I get tired of telemarketing. I thought I was on the no call list.  For awhile, it seemed to work. . . but now–not so much! I check caller ID and won’t answer if its a out of sate number, one I don’t recognize, or a business that I didn’t initiate the call. For the past two weeks Sears has been calling every day. .  rotating between morning, afternoon, and evening. I finally answered, and it was a recording wanting me to call back about continuing my service agreement for my treadmill. . . or I could cancel. I hung up, not wanting to take the time.

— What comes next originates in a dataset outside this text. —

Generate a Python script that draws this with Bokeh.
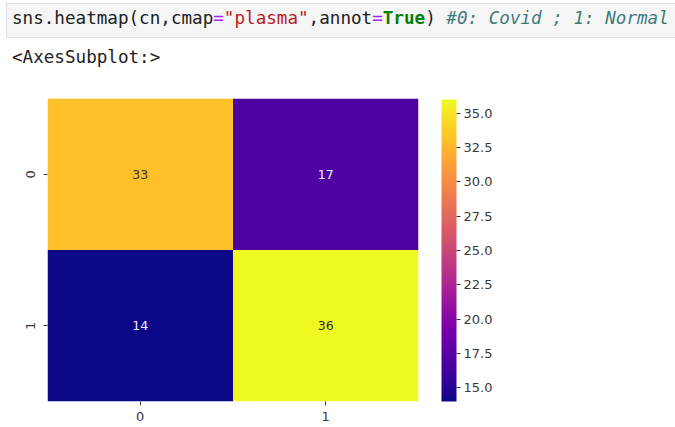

They called again this morning;. I picked up prepared to cancel. It was a live person this time!!! Amazing! She asked to speak to Richard.  I was taken aback, and responded, “He is deceased!”  AND then I lost it. . . fighting back tears that were rolling down my cheek. Trying to stop the sobs coming from my heart! I was falling apart on the phone. Where did that come from? It has been eleven years. I told her just to cancel. She asked if I was okay. She apologized for calling, but she kept talking about the savings I would have. Finally, I squeaked out — okay. I’ll sign up for two more years.  Of course, I had to use the VISA since the Sears card was in Rich’ s name.

I was a mess! Finally she wished me well and I would be in her thoughts and prayers.  I am sure she was thinking that he had recently died. . . explaining why so many calls had been made.  That surely came out of left field!  Most days I think he is still with me. . . in my hear and soul. I don’t think I will ever utter the word deceased again!